After you create your own injector repositories, you need to clone them into /opt/drivebadger/injectors directory.

Arming the device

Open the terminal, execute sudo su - to become root, and execute:

cd /opt/drivebadger/setup/2020.3 && ./install.sh

This will:

  • "arm" your USB device by setting /etc/rc.drivebadger script to be run on each boot (even on your own computer, so don't execute this prematurely)
  • enable ssh server to also run automatically after each boot (default password is kali)
  • disable graphical mode (operator still can start it manually by running startx after boot)

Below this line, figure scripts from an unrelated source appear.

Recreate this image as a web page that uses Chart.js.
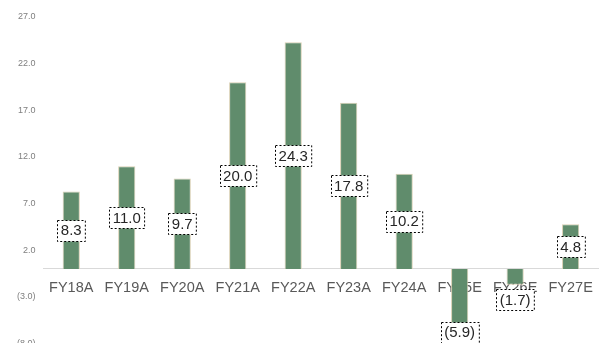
<!DOCTYPE html>
<html>
<head>
<meta charset="utf-8">
<script src="https://cdn.jsdelivr.net/npm/chart.js@4.4.0/dist/chart.umd.min.js"></script>
<style>
  html, body { margin: 0; padding: 0; background: #fff; overflow: hidden; }
  #wrap { width: 603px; height: 357px; position: relative; }
</style>
</head>
<body>
<div id="wrap"><canvas id="grafico"></canvas></div>
<script>
// datos
const categorias = ['FY18A', 'FY19A', 'FY20A', 'FY21A', 'FY22A', 'FY23A', 'FY24A', 'FY25E', 'FY26E', 'FY27E'];
const valores = [8.3, 11.0, 9.7, 20.0, 24.3, 17.8, 10.2, -5.9, -1.7, 4.8];
const ejeMin = -8;
const ejeMax = 27;
const ejePaso = 5;

const formatoNumero = (v) => v < 0 ? '(' + Math.abs(v).toFixed(1) + ')' : v.toFixed(1);

// etiquetas con caja punteada
const etiquetasCaja = {
    id: 'etiquetasCaja',
    afterDatasetsDraw(chart) {
        const ctx = chart.ctx;
        const meta = chart.getDatasetMeta(0);
        const yScale = chart.scales.y;
        const cero = yScale.getPixelForValue(0);
        ctx.save();
        ctx.font = '15px "Liberation Sans", Arial, sans-serif';
        ctx.textAlign = 'center';
        ctx.textBaseline = 'middle';
        meta.data.forEach((bar, i) => {
            const v = valores[i];
            const texto = formatoNumero(v);
            let cy;
            if (v >= 0) {
                cy = (bar.y + cero) / 2;
            } else {
                cy = Math.max(bar.y + 8, cero + 31);
            }
            const w = ctx.measureText(texto).width + 7;
            const h = 21;
            const x0 = Math.round(bar.x - w / 2) + 0.5;
            const y0 = Math.round(cy - h / 2) + 0.5;
            ctx.fillStyle = '#ffffff';
            ctx.fillRect(x0, y0, w, h);
            ctx.setLineDash([2, 2]);
            ctx.strokeStyle = '#000000';
            ctx.lineWidth = 1;
            ctx.strokeRect(x0, y0, w, h);
            ctx.fillStyle = '#262626';
            ctx.fillText(texto, bar.x, cy + 1);
        });
        ctx.restore();
    }
};

const grafico = document.getElementById('grafico').getContext('2d');

window.graficaFY = new Chart(grafico, {
    type: 'bar',
    data: {
        labels: categorias,
        datasets: [{
            data: valores,
            backgroundColor: '#608c6c',
            borderColor: '#d8cfb3',
            borderWidth: 1,
            barPercentage: 0.62,
            categoryPercentage: 0.5
        }]
    },
    options: {
        responsive: true,
        maintainAspectRatio: false,
        animation: false,
        layout: { padding: { left: 9, right: 4, top: 17, bottom: 0 } },
        plugins: {
            legend: { display: false },
            tooltip: { enabled: false }
        },
        scales: {
            x: {
                position: { y: 0 },
                grid: { display: false, drawTicks: false },
                border: { display: true, color: '#d9d9d9', width: 1 },
                ticks: {
                    color: '#595959',
                    font: { size: 14.5, family: '"Liberation Sans", Arial, sans-serif' },
                    padding: 10
                }
            },
            y: {
                min: ejeMin,
                max: ejeMax,
                grid: { display: false, drawTicks: false },
                border: { display: false },
                ticks: {
                    stepSize: ejePaso,
                    color: '#7f7f7f',
                    padding: 8,
                    font: { size: 9, family: '"Liberation Sans", Arial, sans-serif' },
                    callback: (v) => formatoNumero(v)
                }
            }
        }
    },
    plugins: [etiquetasCaja]
});
</script>
</body>
</html>
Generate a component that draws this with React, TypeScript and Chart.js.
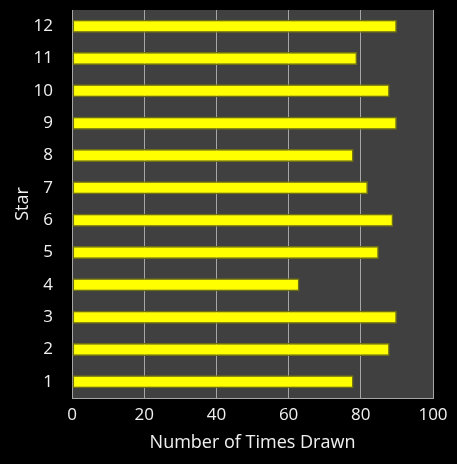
import { useEffect, useRef } from 'react';
import { Chart, registerables } from 'chart.js';

Chart.register(...registerables);

// Star numbers and how often each one came up
const stars = ['1', '2', '3', '4', '5', '6', '7', '8', '9', '10', '11', '12'];
const timesDrawn = [78, 88, 90, 63, 85, 89, 82, 78, 90, 88, 79, 90];
const xTicks = [0, 20, 40, 60, 80, 100];

const FONT = "'Open Sans', 'DejaVu Sans', sans-serif";

// Paint the dark plot area behind the bars
const plotBackground = {
  id: 'plotBackground',
  beforeDraw(chart: Chart) {
    const { ctx, chartArea } = chart;
    ctx.save();
    ctx.fillStyle = '#000000';
    ctx.fillRect(0, 0, chart.width, chart.height);
    ctx.fillStyle = '#404040';
    ctx.fillRect(chartArea.left, chartArea.top, chartArea.right - chartArea.left, chartArea.bottom - chartArea.top);
    ctx.restore();
  },
};

export default function App() {
  const canvasRef = useRef<HTMLCanvasElement>(null);

  useEffect(() => {
    document.body.style.margin = '0';
    document.body.style.background = '#000';
    if (!canvasRef.current) return;

    const chart = new Chart(canvasRef.current, {
      type: 'bar',
      data: {
        labels: stars,
        datasets: [
          {
            data: timesDrawn,
            backgroundColor: '#ffff00',
            borderColor: '#6e6e12',
            borderWidth: 1.5,
            borderSkipped: false,
            categoryPercentage: 1,
            barPercentage: 0.4,
          },
        ],
      },
      options: {
        indexAxis: 'y',
        animation: false,
        responsive: false,
        layout: { padding: { top: 10, right: 24, left: 12, bottom: 10 } },
        plugins: { legend: { display: false }, tooltip: { enabled: false } },
        scales: {
          x: {
            min: 0,
            max: 100,
            afterBuildTicks: (scale) => {
              scale.ticks = xTicks.map((v) => ({ value: v }));
            },
            grid: { color: '#a6a6a6', lineWidth: 1, drawTicks: false },
            border: { color: '#a6a6a6', width: 1 },
            ticks: { color: '#f0f0f0', font: { family: FONT, size: 17 }, padding: 7 },
            title: {
              display: true,
              text: 'Number of Times Drawn',
              color: '#f0f0f0',
              font: { family: FONT, size: 18 },
              padding: { top: 0, bottom: 0 },
            },
          },
          y: {
            reverse: true,
            afterFit: (scale) => {
              scale.paddingTop = 0;
              scale.paddingBottom = 0;
            },
            grid: { display: false, drawTicks: false },
            border: { color: '#a6a6a6', width: 1 },
            ticks: { color: '#f0f0f0', font: { family: FONT, size: 17 }, padding: 19 },
            title: {
              display: true,
              text: 'Star',
              color: '#f0f0f0',
              font: { family: FONT, size: 18 },
              padding: { top: 0, bottom: -19 },
            },
          },
        },
      },
      plugins: [plotBackground],
    });

    return () => chart.destroy();
  }, []);

  return (
    <div style={{ width: 457, height: 464, background: '#000' }}>
      <canvas ref={canvasRef} width={457} height={464}></canvas>
    </div>
  );
}
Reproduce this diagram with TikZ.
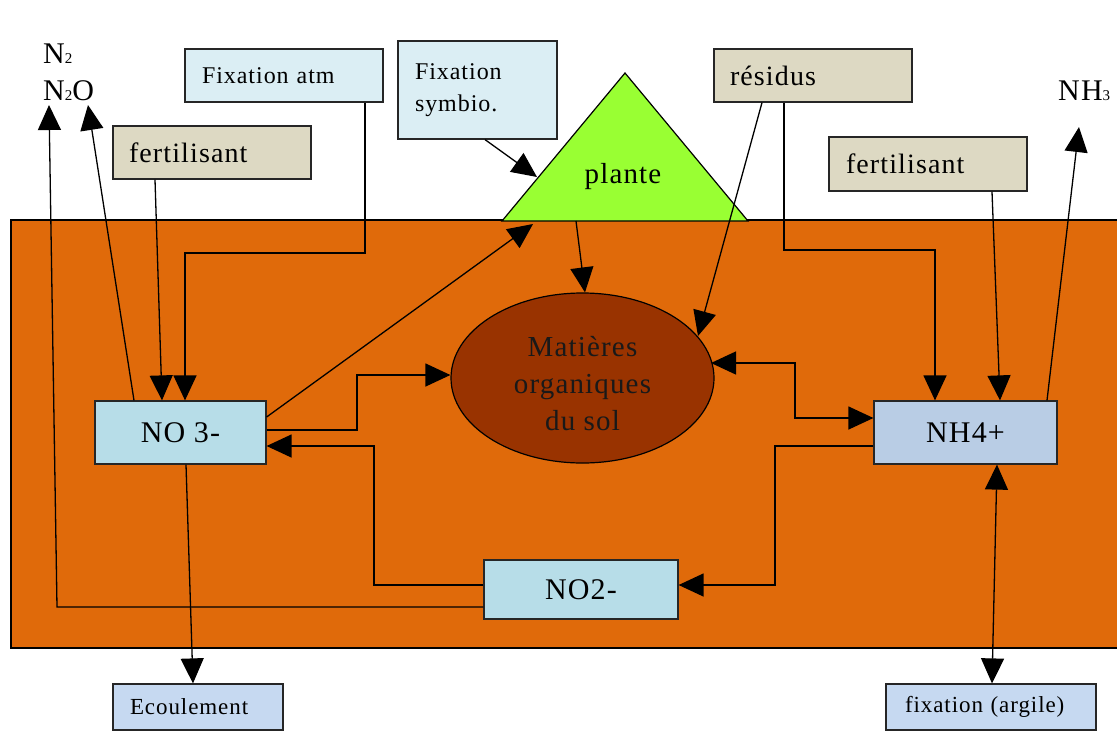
\documentclass[tikz,border=0pt]{standalone}
\usepackage{fontspec}
\setmainfont[LetterSpace=4]{Liberation Serif}
\usetikzlibrary{arrows.meta,shapes.geometric}
\definecolor{soil}{RGB}{224,106,10}
\definecolor{humus}{RGB}{153,51,0}
\definecolor{leaf}{RGB}{153,255,51}
\definecolor{paleblue}{RGB}{219,238,244}
\definecolor{sand}{RGB}{221,217,195}
\definecolor{ionblue}{RGB}{183,221,232}
\definecolor{ammblue}{RGB}{185,205,229}
\definecolor{outblue}{RGB}{198,217,241}
\newcommand{\fs}[1]{\fontsize{#1}{#1}\selectfont}
\newcommand{\lowidx}[1]{{\fontsize{15}{15}\selectfont #1}}
\begin{document}
\begin{tikzpicture}[x=1pt,y=-1pt,
  box/.style={draw=black!85, line width=1.2pt, inner sep=0pt},
  lbox/.style={box, align=left},
  cbox/.style={box, align=center, font=\fs{30}},
  arr/.style={line width=1.3pt, -{Triangle[length=25pt,width=23pt]}},
  darr/.style={line width=1.3pt, {Triangle[length=25pt,width=23pt]}-{Triangle[length=25pt,width=23pt]}},
  gas/.style={anchor=base west, inner sep=0pt, font=\fs{30}}
]
\path[use as bounding box] (0,0) rectangle (1117,748);
\clip (0,0) rectangle (1117,748);
\fill[white] (0,0) rectangle (1117,748);

% soil layer
\draw[fill=soil, line width=1.2pt] (11,220) rectangle (1140,648);

% plant
\draw[fill=leaf, line width=1.2pt] (502,221) -- (625,73) -- (748,221) -- cycle;
\node[font=\fs{29}, inner sep=0pt] (plante) at (623,177) {plante};

% organic matter
\node[ellipse, draw, line width=1.2pt, fill=humus, minimum width=263pt, minimum height=170pt, inner sep=0pt] (mos) at (582.5,378) {};
\node[align=center, font=\fontsize{29}{37}\selectfont, text=black!90] (mostext) at (582.5,384) {Matières\\organiques\\du sol};

% gases
\node[gas] (n2) at (43,63) {N\lowidx{2}};
\node[gas] (n2o) at (43,100) {N\lowidx{2}O};
\node[gas] (nh3) at (1058,100) {NH\lowidx{3}};

% input boxes
\node[lbox, fill=paleblue, minimum width=198pt, minimum height=53pt, text width=164pt, font=\fs{24}] (fatm) at (284,75.5) {Fixation atm};
\node[lbox, fill=paleblue, minimum width=159pt, minimum height=98pt, text width=125pt, font=\fontsize{24}{32}\selectfont] (fsym) at (477.5,90) {Fixation\\symbio.};
\node[lbox, fill=sand, minimum width=198pt, minimum height=53pt, text width=166pt, font=\fs{28}] (fert1) at (212,152.5) {fertilisant};
\node[lbox, fill=sand, minimum width=198pt, minimum height=53pt, text width=166pt, font=\fs{28}] (resid) at (813,75.5) {résidus};
\node[lbox, fill=sand, minimum width=198pt, minimum height=54pt, text width=164pt, font=\fs{28}] (fert2) at (928,164) {fertilisant};

% mineral forms
\node[cbox, fill=ionblue, minimum width=171pt, minimum height=63pt] (no3) at (180.5,432.5) {NO 3-};
\node[cbox, fill=ammblue, minimum width=183pt, minimum height=63pt] (nh4) at (965.5,432.5) {NH4+};
\node[cbox, fill=ionblue, minimum width=194pt, minimum height=59pt] (no2) at (581,589.5) {NO2-};

% outputs
\node[lbox, fill=outblue, minimum width=170pt, minimum height=46pt, text width=136pt, font=\fs{23}] (ecoul) at (198,707) {Ecoulement};
\node[lbox, fill=outblue, minimum width=210pt, minimum height=46pt, text width=172pt, font=\fs{23}] (fix) at (991,707) {fixation (argile)};

% routing points
\coordinate (tipN2) at (49,105);
\coordinate (tipN2O) at (88,105);
\coordinate (tipNH3) at (1079,127);
\coordinate (bendA) at (365,253);
\coordinate (bendB) at (185,253);
\coordinate (bendC) at (784,250);
\coordinate (bendD) at (935,250);
\coordinate (lowL) at (57,607);
\coordinate (plantL) at (533,224);
\coordinate (plantS) at (537,177);
\coordinate (plantB) at (576,221);
\coordinate (mosR) at (698,336);
\coordinate (mosE) at (711,363);
\coordinate (p1) at (357,430);
\coordinate (p2) at (357,375);
\coordinate (q1) at (795,363);
\coordinate (q2) at (795,418);
\coordinate (r1) at (775,446);
\coordinate (r2) at (775,585);
\coordinate (s1) at (374,585);
\coordinate (s2) at (374,446);

% connectors
\draw[arr] (fatm.south -| bendA) -- (bendA) -- (bendB) -- (no3.north -| bendB);
\draw[arr] ([xshift=-57pt]fert1.south) -- ([xshift=-18.5pt]no3.north);
\draw[arr] ([xshift=-46.5pt]no3.north) -- (tipN2O);
\draw[arr] (no2.west |- lowL) -- (lowL) -- (tipN2);
\draw[arr] ([yshift=15.5pt]no3.east) -- (plantL);
\draw[arr] ([xshift=7.5pt]fsym.south) -- (plantS);
\draw[arr] (plantB) -- ([xshift=2.5pt]mos.north);
\draw[arr] ([xshift=-51pt]resid.south) -- (mosR);
\draw[arr] (resid.south -| bendC) -- (bendC) -- (bendD) -- (nh4.north -| bendD);
\draw[arr] ([xshift=64pt]fert2.south) -- ([xshift=34.5pt]nh4.north);
\draw[arr] ([xshift=81.5pt]nh4.north) -- (tipNH3);
\draw[arr] (no3.east |- p1) -- (p1) -- (p2) -- (mos.west |- p2);
\draw[darr] (mosE) -- (q1) -- (q2) -- (nh4.west |- q2);
\draw[arr] (nh4.west |- r1) -- (r1) -- (r2) -- (no2.east |- r2);
\draw[arr] (no2.west |- s1) -- (s1) -- (s2) -- (no3.east |- s2);
\draw[arr] ([xshift=5.5pt]no3.south) -- ([xshift=-5pt]ecoul.north);
\draw[darr] ([xshift=31.5pt]nh4.south) -- ([xshift=1pt]fix.north);
\end{tikzpicture}
\end{document}
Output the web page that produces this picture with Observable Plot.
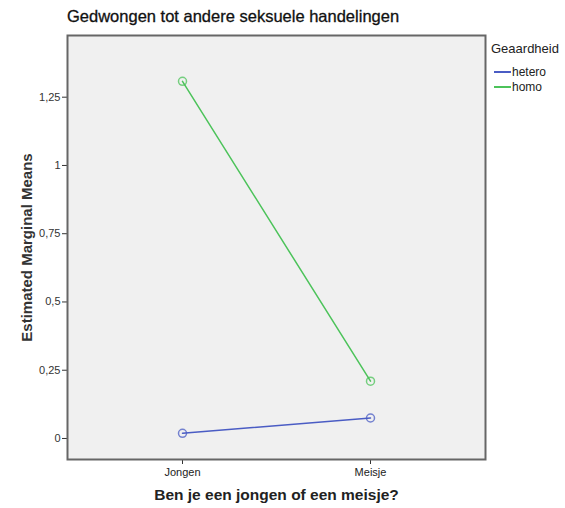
<!DOCTYPE html>
<html>
<head>
<meta charset="utf-8">
<script src="https://cdn.jsdelivr.net/npm/d3@7"></script>
<script src="https://cdn.jsdelivr.net/npm/@observablehq/plot@0.6"></script>
<style>
  body { margin: 0; background: #fff; font-family: "Liberation Sans", Arial, sans-serif; }
  #wrap { position: relative; width: 565px; height: 508px; }
  #title { position: absolute; left: 67px; top: 7px; font-size: 16.5px; color: #111; white-space: nowrap; -webkit-text-stroke: 0.3px #111; }
  #legend { position: absolute; left: 491px; top: 41px; font-size: 12px; color: #222; }
  #legend .head { font-size: 13px; margin-bottom: 8px; }
  #legend .item { display: flex; align-items: center; height: 15px; font-size: 12px; }
  #legend .sw { display: inline-block; width: 17px; height: 2px; margin-left: 3px; margin-right: 1px; }
  svg g[aria-label="y-axis label"], svg g[aria-label="x-axis label"] { font-weight: bold; }
  svg g[aria-label="y-axis label"] text { font-size: 15px; }
  svg g[aria-label="x-axis label"] text { font-size: 15.5px; }
</style>
</head>
<body>
<div id="wrap">
  <div id="title">Gedwongen tot andere seksuele handelingen</div>
  <div id="legend"></div>
</div>
<script>
const categories = ["Jongen", "Meisje"];
const groups = ["hetero", "homo"];
const heteroValues = [0.019, 0.075];
const homoValues = [1.308, 0.210];
const yTicks = [0, 0.25, 0.5, 0.75, 1, 1.25];
const colors = ["#4a5cc4", "#4cc35a"];

const data = [];
categories.forEach((c, i) => {
  data.push({cat: c, group: "hetero", value: heteroValues[i]});
  data.push({cat: c, group: "homo", value: homoValues[i]});
});

const fmt = v => String(v).replace(".", ",");

const chart = Plot.plot({
  width: 565,
  height: 508,
  marginLeft: 67,
  marginTop: 35,
  marginRight: 80,
  marginBottom: 49,
  style: {fontFamily: "Liberation Sans, Arial, sans-serif", fontSize: "11px", color: "#333", background: "transparent"},
  x: {type: "point", domain: categories, padding: 0.61, label: null},
  y: {domain: [-0.077, 1.476], label: null},
  color: {domain: groups, range: colors},
  marks: [
    Plot.frame({fill: "#f0f0f0", stroke: "none"}),
    Plot.line(data, {x: "cat", y: "value", z: "group", stroke: "group", strokeWidth: 1.5}),
    Plot.dot(data, {x: "cat", y: "value", stroke: "group", r: 4, strokeWidth: 1.5, strokeOpacity: 0.75}),
    Plot.axisY({ticks: yTicks, tickFormat: fmt, tickSize: 5, tickPadding: 2, label: "Estimated Marginal Means", labelAnchor: "center", labelArrow: "none", labelOffset: 46, fill: "#333"}),
    Plot.axisX({tickSize: 5, tickPadding: 4, label: "Ben je een jongen of een meisje?", labelAnchor: "center", labelArrow: "none", labelOffset: 40, fill: "#222"}),
    Plot.frame({stroke: "#666", strokeWidth: 2})
  ]
});
document.getElementById("wrap").prepend(chart);

const legend = document.getElementById("legend");
const head = document.createElement("div");
head.className = "head";
head.textContent = "Geaardheid";
legend.appendChild(head);
groups.forEach((g, i) => {
  const item = document.createElement("div");
  item.className = "item";
  const sw = document.createElement("span");
  sw.className = "sw";
  sw.style.background = colors[i];
  item.appendChild(sw);
  const t = document.createElement("span");
  t.textContent = g;
  item.appendChild(t);
  legend.appendChild(item);
});
</script>
</body>
</html>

If you don't want to disable graphical mode, execute in the same terminal:

systemctl set-default graphical.target

Example install script

You can find the example install script here - just remember, that it's an example, not a complete script.

Creating multiple devices

If you need to create multiple Drive Badger devices (eg. when planning some big attack), you can do it using configure-new-device.sh script from separate deployment-scripts repository.

Note that this script intentionally doesn't arm created devices - this allows you to fine-tune the configuration of each device separately, eg. load only recovery keys assigned to particular operator.

For simultaneous dealing with multiple Drive Badger devices, you can use Dell Optiplex 7040 Micro computer - very cheap, while having good performance and 6 USB 3.0 ports.